If the external world burned around you, it wouldn’t matter. Your thoughts can be your refuge. The inner world you create should be an ally – not an enemy. It shouldn’t be used to pile on the pain, but ease your burden. Your thoughts should be your best friend, forever painting scenes to entertain and enchant. If this isn’t the case, then you’re in need of a major adjustment.

These are YOUR thoughts after all. If at any moment you feel upset, you know you’re focusing on unpleasant thoughts. Cease and desist this low-quality hobby – immediately. Perhaps you’re bored and scaring yourself for the excitement-factor. Find something better, something enjoyable. Focusing on unpleasant thoughts is like choosing the hobby of hitting your head with a hammer – it’s dumb, don’t do it.

Start a new hobby. No more creating a world of woe for yourself. For this new hobby, craft a wondrous world of wow. Stop taunting and start treating yourself to the most satisfying thoughts possible. Imagine an honored and beloved guest is coming to visit a world of your making, how would you design such a place? Now allow yourself to be that honored and beloved guest – allow yourself to live in that world.

Problematic Solutions

Fixing one problem can reveal or exacerbate another problem. I think that’s what’s happening here. Early on, my primary focus was fear and hostility. I was an anxiety-ridden mess, always worried about something and suspicious of everything. I fixed that problem through a major alteration of perspective. In short, I dumped my belief in a physical-reality ruled by random-chance. I replaced it with a belief in a simulated (or dreamlike) reality in which random-chance doesn’t exist.

It took a few years of dedication, but eventually the new perspective took hold. I truly believe that I exist within a simulation/dream. Because of that, my anxiety and hostility are gone, there’s literally nothing to fear and nothing to fight – it’s all flickering pixels. But now that fear and hostility are gone, so is my primary hobby: worrying and arguing.

With time on my hands, I started focusing on the good-things in life – I finally have the capacity for appreciation. But here’s the problem: if life is a dream, why can’t I have everything I want? Previously, I figured chance wasn’t in my favor, I was lucky to have what little I had. I was fine hiding away from the world, remaining unnoticed. But if this is a simulation, and random-chance doesn’t exist, what’s keeping my wishes from coming true?

Therefore, I’m getting a bit frustrated. Fixing one bug caused another: frustration has become my new hobby. Apparently, I have a tendency to pick dumb ways to occupy my time. So now what? Obviously I have to fix this problem while maintaining the previous fix – I need a comprehensive solution that doesn’t introduce more issues.

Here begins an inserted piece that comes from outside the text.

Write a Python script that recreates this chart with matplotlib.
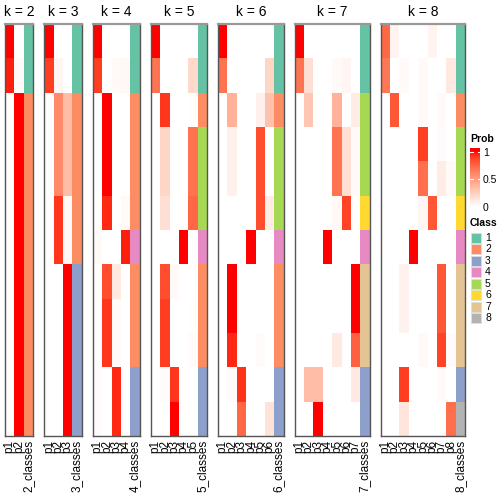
import numpy as np
import matplotlib
matplotlib.use("Agg")
import matplotlib.pyplot as plt
from matplotlib.colors import ListedColormap

plt.rcParams['font.family'] = ['Liberation Sans', 'DejaVu Sans']

# membership probabilities, 12 samples (rows) for each k
prob_k2 = [[1, 0], [0.97, 0.03]] + [[0, 1]] * 10
class_k2 = [1, 1, 2, 2, 2, 2, 2, 2, 2, 2, 2, 2]

prob_k3 = [[1, 0, 0], [0.9, 0.05, 0],
           [0, 0.6, 0.35], [0, 0.6, 0.35], [0, 0.6, 0.35],
           [0, 0.92, 0.04], [0, 0.92, 0.04]] + [[0, 0, 1]] * 5
class_k3 = [1, 1, 2, 2, 2, 2, 2, 3, 3, 3, 3, 3]

prob_k4 = [[1, 0, 0, 0], [0.9, 0, 0.03, 0.04],
           [0, 1, 0, 0], [0, 1, 0, 0], [0, 1, 0, 0],
           [0, 0.95, 0, 0.03], [0.03, 0, 0, 0.97],
           [0, 0.85, 0.12, 0], [0, 0.92, 0.03, 0], [0, 0.92, 0.03, 0],
           [0.02, 0, 0.95, 0], [0.02, 0, 0.95, 0]]
class_k4 = [1, 1, 2, 2, 2, 2, 4, 2, 2, 2, 3, 3]

prob_k5 = [[1, 0, 0, 0, 0], [0.7, 0, 0, 0, 0.2],
           [0, 0.92, 0, 0, 0.01], [0, 0.22, 0, 0, 0.7], [0, 0.22, 0, 0, 0.7],
           [0, 0.17, 0, 0, 0.75], [0, 0, 0, 1, 0],
           [0, 0.85, 0.03, 0, 0], [0, 0.9, 0, 0, 0.01], [0, 0.9, 0, 0, 0.02],
           [0, 0.02, 0.92, 0, 0], [0, 0, 1, 0, 0]]
class_k5 = [1, 1, 2, 5, 5, 5, 4, 2, 2, 2, 3, 3]

prob_k6 = [[1, 0, 0, 0, 0, 0], [0.7, 0, 0, 0, 0, 0.22],
           [0, 0.4, 0, 0, 0.08, 0.32], [0, 0.08, 0, 0, 0.85, 0],
           [0, 0.08, 0, 0, 0.85, 0], [0, 0, 0, 0, 0.85, 0.1],
           [0, 0, 0, 1, 0, 0], [0, 1, 0, 0, 0, 0], [0, 1, 0, 0, 0, 0],
           [0, 0.95, 0, 0, 0.02, 0], [0, 0.02, 0.93, 0, 0, 0],
           [0, 0, 0.75, 0, 0, 0.15]]
class_k6 = [1, 1, 2, 5, 5, 5, 4, 2, 2, 2, 3, 3]

prob_k7 = [[1, 0, 0, 0, 0, 0, 0], [0.7, 0.17, 0, 0, 0.03, 0.05, 0],
           [0, 0.3, 0, 0, 0.4, 0, 0.1], [0, 0, 0, 0, 0.7, 0.17, 0.03],
           [0, 0, 0, 0, 0.7, 0.17, 0.03], [0, 0, 0, 0, 0.04, 0.88, 0],
           [0, 0, 0, 1, 0, 0, 0], [0, 0, 0, 0, 0, 0, 1], [0, 0, 0, 0, 0, 0, 1],
           [0, 0, 0, 0, 0.12, 0, 0.78], [0, 0.35, 0.35, 0, 0, 0, 0.12],
           [0, 0, 1, 0, 0, 0, 0]]
class_k7 = [1, 1, 5, 5, 5, 6, 4, 7, 7, 7, 3, 3]

prob_k8 = [[0.75, 0.06, 0, 0, 0, 0.06, 0, 0],
           [0.68, 0, 0.03, 0, 0.03, 0, 0, 0.12],
           [0, 0.82, 0, 0, 0.03, 0, 0.03, 0],
           [0, 0, 0, 0, 0.9, 0, 0.02, 0],
           [0, 0, 0, 0, 0.72, 0, 0.1, 0.03],
           [0, 0, 0, 0, 0.05, 0.82, 0, 0],
           [0, 0, 0, 1, 0, 0, 0, 0],
           [0, 0, 0.07, 0, 0, 0, 0.82, 0],
           [0, 0, 0.07, 0, 0, 0, 0.82, 0],
           [0, 0, 0, 0, 0.03, 0, 0.88, 0.02],
           [0, 0, 0.9, 0, 0, 0, 0.03, 0],
           [0, 0, 0.14, 0, 0, 0, 0, 0.72]]
class_k8 = [1, 1, 2, 5, 5, 6, 4, 7, 7, 7, 3, 8]

class_colors = ['#66C2A5', '#FC8D62', '#8DA0CB', '#E78AC3',
                '#A6D854', '#FFD92F', '#E5C494', '#B3B3B3']
class_labels = ['1', '2', '3', '4', '5', '6', '7', '8']

all_k = [2, 3, 4, 5, 6, 7, 8]
all_prob = [prob_k2, prob_k3, prob_k4, prob_k5, prob_k6, prob_k7, prob_k8]
all_class = [class_k2, class_k3, class_k4, class_k5, class_k6, class_k7, class_k8]


# white -> red interpolated in LAB space (like colorRamp2)
def lab_to_rgb(L, a, b):
    fy = (L + 16) / 116
    fx = fy + a / 500
    fz = fy - b / 200
    def finv(t):
        return np.where(t > 6 / 29, t ** 3, 3 * (6 / 29) ** 2 * (t - 4 / 29))
    X = 0.95047 * finv(fx)
    Y = 1.0 * finv(fy)
    Z = 1.08883 * finv(fz)
    r = 3.2406 * X - 1.5372 * Y - 0.4986 * Z
    g = -0.9689 * X + 1.8758 * Y + 0.0415 * Z
    bb = 0.0557 * X - 0.2040 * Y + 1.0570 * Z
    rgb = np.stack([r, g, bb], axis=-1)
    rgb = np.where(rgb > 0.0031308, 1.055 * np.abs(rgb) ** (1 / 2.4) - 0.055, 12.92 * rgb)
    return np.clip(rgb, 0, 1)


t = np.linspace(0, 1, 256)
prob_cmap = ListedColormap(lab_to_rgb(100 - 46.76 * t, 80.09 * t, 67.20 * t))
class_cmap = ListedColormap(class_colors)

W = H = 504
fig = plt.figure(figsize=(5.04, 5.04), dpi=100)


def px_axes(x0, y0, w, h):
    return fig.add_axes([x0 / W, 1 - (y0 + h) / H, w / W, h / H])


cw = 9.35
gap = 11.2
top, bottom = 24, 436
x0 = 5
for k, prob, cls in zip(all_k, all_prob, all_class):
    prob = np.array(prob, dtype=float)
    cls = np.array(cls, dtype=float)
    n = len(cls)
    ax = px_axes(x0, top, (k + 1) * cw, bottom - top)
    ax.pcolormesh(np.arange(k + 1), np.arange(n + 1), prob,
                  cmap=prob_cmap, vmin=0, vmax=1)
    ax.pcolormesh([k, k + 1], np.arange(n + 1), cls[:, None],
                  cmap=class_cmap, vmin=0.5, vmax=8.5)
    ax.set_xlim(0, k + 1)
    ax.set_ylim(n, 0)
    ax.set_yticks([])
    ax.set_xticks(np.arange(k + 1) + 0.5)
    ax.set_xticklabels(['p%d' % (i + 1) for i in range(k)] + ['%d_classes' % k],
                       rotation=90, fontsize=8.5)
    ax.tick_params(axis='x', length=0, pad=3)
    for s in ax.spines.values():
        s.set_color('#555555')
        s.set_linewidth(1.0)
    ax.spines['top'].set_color('#999999')
    ax.spines['top'].set_linewidth(1.6)
    ax.set_title('k = %d' % k, fontsize=10, pad=6)
    x0 += (k + 1) * cw + gap

# probability legend
fig.text(470 / W, 1 - 139 / H, 'Prob', fontsize=7.5, fontweight='bold', va='center')
cax = px_axes(470, 148, 10, 59)
yy = np.linspace(0, 1.07, 108)
cax.pcolormesh([0, 1], yy, ((yy[:-1] + yy[1:]) / 2)[:, None],
               cmap=prob_cmap, vmin=0, vmax=1)
cax.set_xlim(0, 1)
cax.set_ylim(0, 1.07)
for v in [0.5, 1.0]:
    cax.axhline(v, xmin=0, xmax=0.25, color='white', lw=0.8)
    cax.axhline(v, xmin=0.75, xmax=1, color='white', lw=0.8)
cax.set_xticks([])
cax.set_yticks([0, 0.5, 1])
cax.set_yticklabels(['0', '0.5', '1'], fontsize=7.5)
cax.yaxis.tick_right()
cax.tick_params(axis='y', length=0, pad=2)
for s in cax.spines.values():
    s.set_visible(False)

# class legend
fig.text(470 / W, 1 - 223 / H, 'Class', fontsize=7.5, fontweight='bold', va='center')
lax = px_axes(468, 231, 36, 94)
lax.set_xlim(0, 36)
lax.set_ylim(94, 0)
lax.axis('off')
for i, (c, lab) in enumerate(zip(class_colors, class_labels)):
    y = 2 + i * 11.43
    lax.add_patch(plt.Rectangle((3, y), 10, 10, facecolor=c,
                                edgecolor='#DDDDDD', lw=0.6))
    lax.text(17, y + 5, lab, fontsize=7.5, va='center', ha='left')

fig.savefig('out.png', dpi=100)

One option is to completely renounce the physical world, seeing attainment as an exercise in futility. But this seems wrong. Why exist within a world that offers so much stuff? Purely as an exercise in denial and self-restraint? That seems rude. Hey, here’s this vast and wondrous world to engage with! “Um, no thanks, I’m good – I’ll just sit here facing the corner.”

Another option might be believing in benevolent constraints. Essentially, rules for your own good. “You’ll spoil your supper if you eat dessert first!” Or maybe to keep the narrative more engaging: there’s no story to tell if you already have everything. Or maybe it’s like a Christmas Wishlist: Santa might bring something you asked for, or he might not – be grateful either way.

Although I’ve looked, I’ve yet to find an effective algorithm for attainment. In my experience, success seems haphazard. But in my belief-system, it can’t be chance-based – there has to be some underlying principle. I don’t have to discover the true fundamental nature of reality, I just need a convincing non-contradictory explanation that I can believe in. An adequate answer to the question: how do I get what I want, and why don’t I always get what I want?